Projecting future savings from these figures, Ms Byron said that 15,000 awards were expected to result in a cost to respondents of €169.2 million. If PIAB continued to cost 10 per cent of the value of the award, this would amount to €16.9 million, compared to a projected €77.8 million if all of these claims were litigated, a saving of more than €60 million.
She pointed out that in 2004, the last year before all claims had to go first to PIAB, 15,293 cases were lodged in the High Court. Figures are not yet available for the number lodged in the Circuit Court, but these normally run at about twice those lodged in the High Court.
Asked if any respondents had rejected the level of award, she said she knew of only one, and this was a company based outside the country.
Asked what was happening to the promised reduction in insurance costs, the chairwoman of the PIAB, Dorothea Dowling, said this was not the responsibility of the board.
However, the statistics showed there had been a reduction so far in insurance premiums of 24 per cent.

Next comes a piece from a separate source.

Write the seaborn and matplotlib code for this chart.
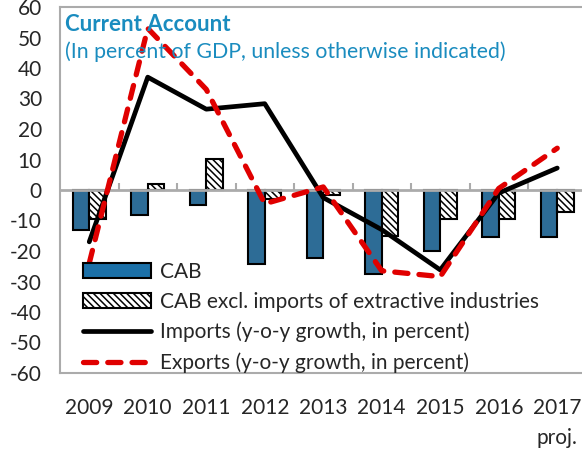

She said that initially about half of all claimants were represented by solicitors. Following a High Court judgment that the PIAB could not refuse to deal with a claimant through his or her solicitor, this had risen to 75 per cent. She pointed out that solicitors could not claim their costs from the PIAB, and that it was illegal for them to claim a percentage of the award.
Asked whether the PIAB would be dealing with claims for stress or bullying, she said the courts had not yet set compensation levels that could form the basis for PIAB awards.